Bernard Lambert, managing director of Meridian Hotels and Restaurants, a subsidiary of Granada, believes the key to success has been to resist the temptation to inflate prices. "We had a policy of not putting up rates to levels with no justification. In London, we have only raised prices according to de-mand. Doubling or even trebling prices has scared people off."
Even so, Meridian's hotels were only about 70 per cent booked around the turn of the year, although he expected the vacant rooms to fill up in the next three weeks.
The survey, by Caterer magazine, also blames babysitting costs for the national apathy. Transport is also a concern. The centre of London, for example, will be closed to traffic.
A disappointing New Year's Eve will come as another blow to the quoted hotel companies, whose shares have fallen dramatically this year. Investors have been turned off the sector by the impact of sterling's strength on tourism and fears of over-supply, prompted by a surge in new hotel openings.

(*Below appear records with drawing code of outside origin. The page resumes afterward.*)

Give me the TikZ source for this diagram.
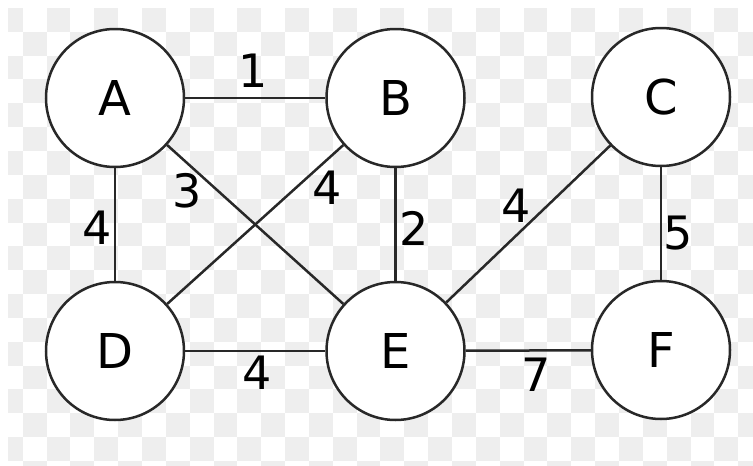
\documentclass[tikz,border=0pt]{standalone}
\usepackage{fontspec}
\setmainfont{DejaVu Sans}
\definecolor{checkgray}{RGB}{238,238,238}
\definecolor{edgecol}{RGB}{40,40,40}
\begin{document}
\begin{tikzpicture}[x=1pt,y=-1pt,
  vert/.style={circle,draw=edgecol,line width=2.5pt,fill=white,minimum size=138pt,inner sep=0pt,font=\fontsize{48}{48}\selectfont},
  edge/.style={draw=edgecol,line width=2.5pt},
  wlabel/.style={inner sep=0pt,font=\fontsize{46}{46}\selectfont}]
\useasboundingbox (0,0) rectangle (753,466);
\fill[white] (0,0) rectangle (753,466);
\begin{scope}
\clip (8,6) rectangle (753,466);
\foreach \i in {0,...,31}{
  \foreach \j in {0,...,19}{
    \pgfmathtruncatemacro\parsum{\i+\j}
    \ifodd\parsum\else
      \fill[checkgray] ({-1.15+23.85*\i},{7.85+23.85*\j}) rectangle ++(23.85,23.85);
    \fi
  }
}
\end{scope}
\node[vert] (A) at (115,98) {A};
\node[vert] (B) at (395.5,98) {B};
\node[vert] (C) at (661,97) {C};
\node[vert] (D) at (115,351) {D};
\node[vert] (E) at (395.5,351) {E};
\node[vert] (F) at (661,350) {F};
\draw[edge] (A) -- (B);
\draw[edge] (A) -- (D);
\draw[edge] (A) -- (E);
\draw[edge] (B) -- (D);
\draw[edge] (B) -- (E);
\draw[edge] (C) -- (E);
\draw[edge] (C) -- (F);
\draw[edge] (D) -- (E);
\draw[edge] (E) -- (F);
\node[wlabel] (lAB) at (253,71) {1};
\node[wlabel] (lAE) at (187,191) {3};
\node[wlabel] (lBD) at (327,188) {4};
\node[wlabel] (lBE) at (414,228) {2};
\node[wlabel] (lAD) at (97,228) {4};
\node[wlabel] (lCE) at (516,206) {4};
\node[wlabel] (lCF) at (678,233) {5};
\node[wlabel] (lEF) at (536,375) {7};
\node[wlabel] (lDE) at (257,373) {4};
\end{tikzpicture}
\end{document}
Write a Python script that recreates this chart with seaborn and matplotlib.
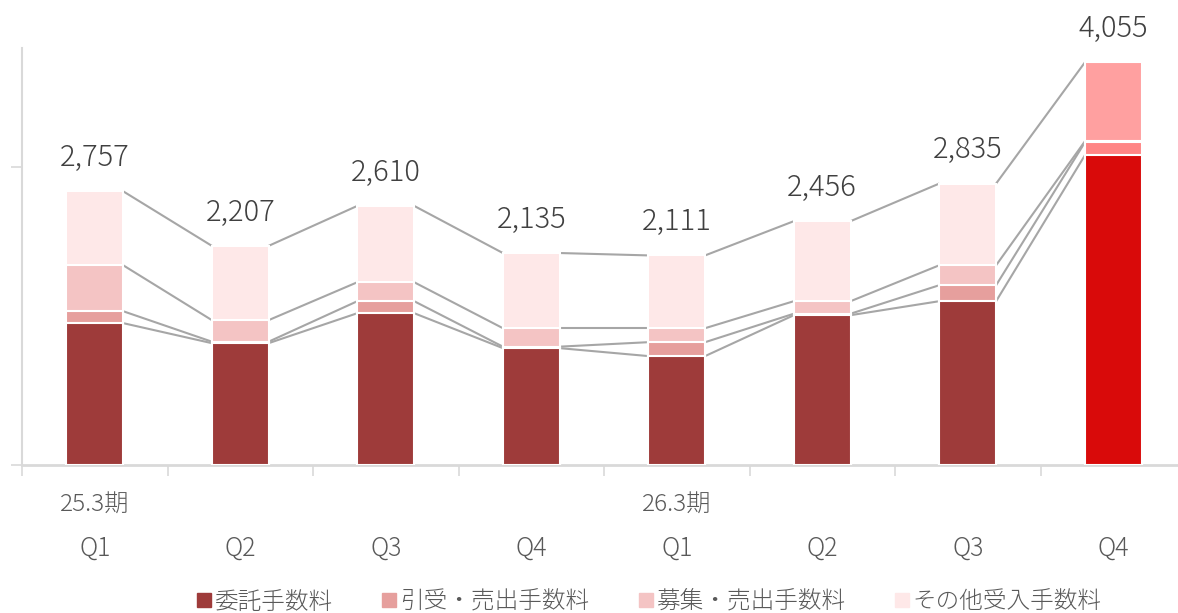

This malaise has spread to travel agents, who have found that the anticipated rush for millennial breaks has failed to get off the ground. Only 10 days ago, Thomson Travel blamed its third recent profits warning on the lack of year-end bookings, a problem also encountered by its main rival Airtours.
Of course, there are destinations that have been able to sit back for years and wait for the guests to come flooding in. The five-night package offered by the 221-room Crieff Hydro in Perthshire, for instance, has been sold out since 1995.